▶ **INSTRUCTION**: Starting with the first line of the listing, quote each line exactly until and including the one with "p_pmax = [199.3, 199.3, 125.5, 125.5, 149.9, 149.9]", leaving pictures out.

▶ **GIVEN DATA**:
********************

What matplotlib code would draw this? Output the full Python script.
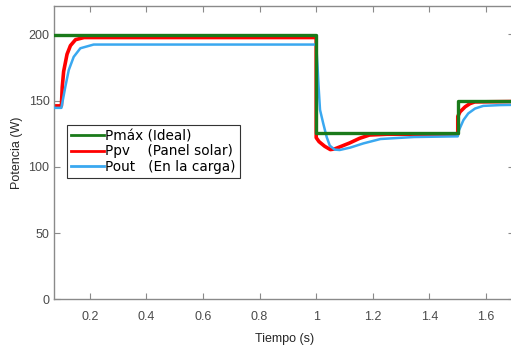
import numpy as np
import matplotlib
matplotlib.use("Agg")
import matplotlib.pyplot as plt

################################################################################
# data
# Pmax (ideal) - step profile
t_pmax = [0.075, 1.0, 1.0, 1.5, 1.5, 1.7]
p_pmax = [199.3, 199.3, 125.5, 125.5, 149.9, 149.9]

# Ppv (panel solar)
t_ppv = [0.075, 0.100, 0.103, 0.108, 0.120, 0.132, 0.150, 0.180, 1.0,
         1.0, 1.010, 1.030, 1.050, 1.065, 1.083, 1.118, 1.153, 1.188, 1.250,
         1.5, 1.5, 1.508, 1.526, 1.543, 1.560, 1.7]
p_ppv = [146.0, 146.0, 160.0, 172.0, 185.0, 191.5, 196.0, 197.6, 197.6,
         122.0, 119.0, 115.5, 113.0, 113.5, 115.0, 118.0, 121.5, 124.0, 124.6,
         124.6, 138.0, 141.5, 145.3, 147.7, 149.0, 149.3]

# Pout (en la carga)
t_pout = [0.075, 0.100, 0.114, 0.126, 0.1435, 0.167, 0.214, 1.0, 1.005,
          1.008, 1.0135, 1.025, 1.037, 1.048, 1.065, 1.083, 1.120, 1.167,
          1.227, 1.345, 1.5, 1.502, 1.520, 1.537, 1.561, 1.590, 1.649, 1.7]
p_pout = [144.5, 144.5, 160.5, 173.0, 183.0, 189.5, 192.3, 192.3, 175.0,
          162.0, 143.0, 132.6, 122.5, 116.0, 113.0, 112.7, 114.5, 117.7,
          121.0, 122.5, 123.0, 126.5, 135.3, 140.3, 144.0, 146.0, 146.6, 146.8]

x_ticks = [0.2, 0.4, 0.6, 0.8, 1.0, 1.2, 1.4, 1.6]
x_tick_labels = ["0.2", "0.4", "0.6", "0.8", "1", "1.2", "1.4", "1.6"]
y_ticks = [0, 50, 100, 150, 200]

################################################################################
# plot
W, H = 511, 347
fig = plt.figure(figsize=(W / 100, H / 100), dpi=100)
# axes right edge runs a little past the image border like the reference
ax = fig.add_axes([54.3 / W, (H - 299.3) / H, 460.1 / W, 293.3 / H])

ax.plot(t_ppv, p_ppv, color="#ff0000", lw=2.6, zorder=2,
        label="Ppv    (Panel solar)")
ax.plot(t_pout, p_pout, color="#3aa8f0", lw=1.8, zorder=3,
        label="Pout   (En la carga)")
ax.plot(t_pmax, p_pmax, color="#1a7a1a", lw=2.4, zorder=4,
        label="Pmáx (Ideal)")

ax.set_xlim(0.075, 1.7)
ax.set_ylim(0, 221.4)
ax.set_xticks(x_ticks)
ax.set_xticklabels(x_tick_labels)
ax.set_yticks(y_ticks)

gray = "#8a8a8a"
for s in ax.spines.values():
    s.set_color(gray)
    s.set_linewidth(1.0)
ax.tick_params(direction="in", length=4, width=0.8, color=gray,
               top=True, right=True, labelsize=9, labelcolor="#4a4a4a")
ax.tick_params(axis="x", pad=8.5)
ax.tick_params(axis="y", pad=3.5)
for lab in ax.get_xticklabels() + ax.get_yticklabels():
    lab.set_family("Liberation Sans")

ax.set_xlabel("Tiempo (s)", fontsize=9, family="Liberation Sans",
              color="#262626", labelpad=7)
ax.set_ylabel("Potencia (W)", fontsize=9, family="Liberation Sans",
              color="#262626", labelpad=4)

# legend order: Pmax, Ppv, Pout
handles, labels = ax.get_legend_handles_labels()
order = [2, 0, 1]
leg = ax.legend([handles[i] for i in order], [labels[i] for i in order],
                loc="upper left", bbox_to_anchor=(13 / 460.1, 1 - 119 / 293.3),
                fancybox=False, framealpha=1, edgecolor="#333333",
                handlelength=2.4, handletextpad=0.1, borderpad=0.3,
                labelspacing=0.1, borderaxespad=0,
                prop={"family": "DejaVu Sans", "size": 9.8})
leg.get_frame().set_linewidth(0.8)
for line in leg.get_lines():
    line.set_linewidth(2.0)

plt.savefig("out.png", dpi=100)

********************

▶ **TASK RESULT**:
What matplotlib code would draw this? Output the full Python script.
import numpy as np
import matplotlib
matplotlib.use("Agg")
import matplotlib.pyplot as plt

################################################################################
# data
# Pmax (ideal) - step profile
t_pmax = [0.075, 1.0, 1.0, 1.5, 1.5, 1.7]
p_pmax = [199.3, 199.3, 125.5, 125.5, 149.9, 149.9]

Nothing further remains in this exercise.